Judges know better. As if to emphasize that it is the human within the cloak who matters, Chief Justice William Rehnquist has taken to presiding, even over a presidential impeachment trial, in a robe of his own design featuring gold sleeve decorations. He is said to have drawn his inspiration from the lord chancellor’s regalia. Not the lord chancellor of Britain but the character in Gilbert and Sullivan’s Iolanthe . Thus, even in the judicial empyrean, life follows art.
We Americans do not know what we really think of our judges. Even in fiction, our uncertainty stands out. Are they heroes or villains? Recall the calm and judicious Judge Weaver in Anatomy of a Murder (written, incidentally, by a sitting member of the Michigan Supreme Court), especially as played by that homespun lawyer from State Street, Boston, Joseph Welch, who himself contributed to the image of American justice by his famous confrontation with Sen. Joseph McCarthy. And remember Lewis Stone playing the kindly, wise Judge Hardy, father to Mickey Rooney’s Andy. But then remember Hawthorne’s cruel Judge Pyncheon, in The House of the Seven Gables .
Perhaps the best historical example of our schizophrenic treatment of judges came during Franklin D. Roosevelt’s so called court-packing scheme. Frustrated, as were many Americans, by the Supreme Court’s consistent rejection of laws calculated to meet the stresses of the Depression, Roosevelt conceived the idea of bringing additional Justices to the Supreme Court, ostensibly to aid in the work but actually to provide a majority that would sustain his New Deal legislation.
It was not the most straightforward way of solving the logjam, but given the need for progress, neither was Roosevelt’s plan entirely irrational. After all, Congress had changed the Supreme Court’s number of seats at various times in the past. Indeed, in light of the tremendous electoral victory he won in 1936, Roosevelt might plausibly have believed that the country would continue to support him in this fight.

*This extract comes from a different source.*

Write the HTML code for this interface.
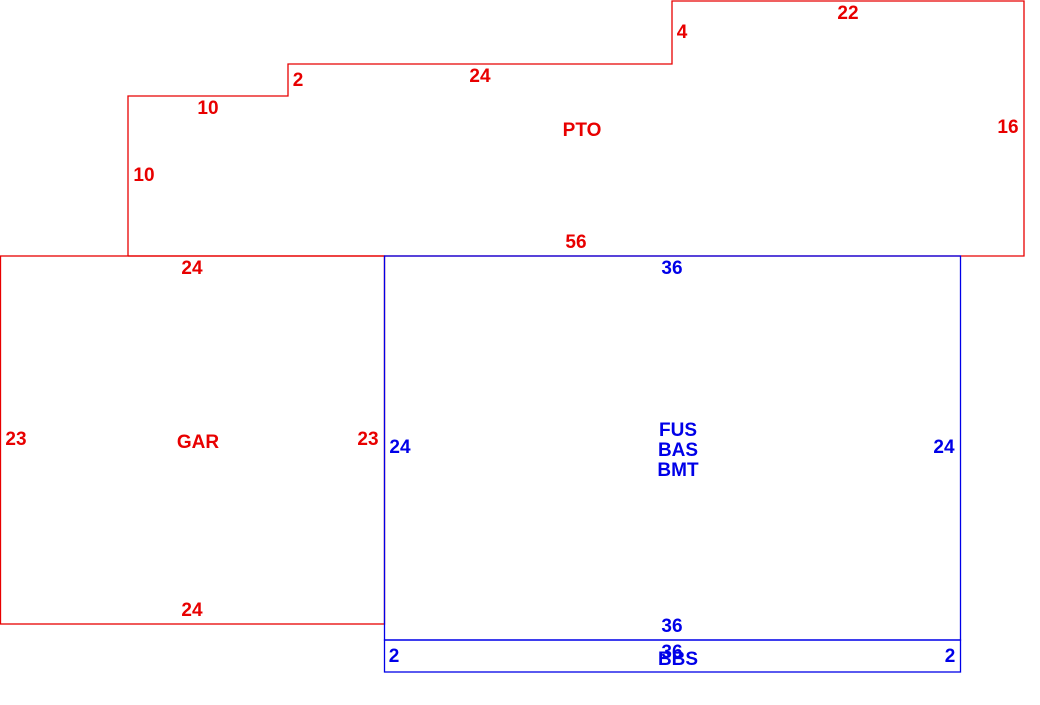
<!DOCTYPE html>
<html><head><style>
html,body{margin:0;padding:0;background:#fff;}
svg{display:block;}
text{font-family:"Liberation Sans",Arial,sans-serif;font-weight:bold;font-size:19px;}
.r{fill:#e80000;} .b{fill:#0000e8;}
</style></head><body>
<svg width="1040" height="705" viewBox="0 0 1040 705">
<g fill="none" stroke-width="1.3">
<polyline stroke="#e80000" points="128,256 128,96 288,96 288,64 672,64 672,1 1024,1 1024,256 128,256"/>
<rect stroke="#e80000" x="0.5" y="256" width="384" height="368"/>
<rect stroke="#0000e8" x="384.5" y="256" width="576" height="384"/>
<rect stroke="#0000e8" x="384.5" y="640" width="576" height="32"/>
</g>
<g class="r" text-anchor="middle">
<text x="848" y="19">22</text>
<text x="682" y="38">4</text>
<text x="298" y="86">2</text>
<text x="480" y="82">24</text>
<text x="208" y="114">10</text>
<text x="582" y="136">PTO</text>
<text x="1008" y="133">16</text>
<text x="144" y="181">10</text>
<text x="576" y="248">56</text>
<text x="192" y="274">24</text>
<text x="16" y="445">23</text>
<text x="198" y="448">GAR</text>
<text x="368" y="445">23</text>
<text x="192" y="616">24</text>
</g>
<g class="b" text-anchor="middle">
<text x="672" y="274">36</text>
<text x="400" y="453">24</text>
<text x="944" y="453">24</text>
<text x="678" y="436">FUS</text>
<text x="678" y="456">BAS</text>
<text x="678" y="476">BMT</text>
<text x="672" y="632">36</text>
<text x="394" y="662">2</text>
<text x="950" y="662">2</text>
<text x="672" y="658">36</text>
<text x="678" y="665">BBS</text>
</g>
</svg>
</body></html>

He miscalculated badly. Led by the astute Chief Justice Hughes, popular resistance to any kind of tampering with the Court buried Roosevelt’s scheme under an avalanche of sentiment. However loud the popular dissatisfaction with the failure to sanction badly needed legislation, the American people were resoundingly unwilling to vent their rage either on the Court itself or on the Justices personally.
No surprise. We may hate judges, but we have never stopped loving them.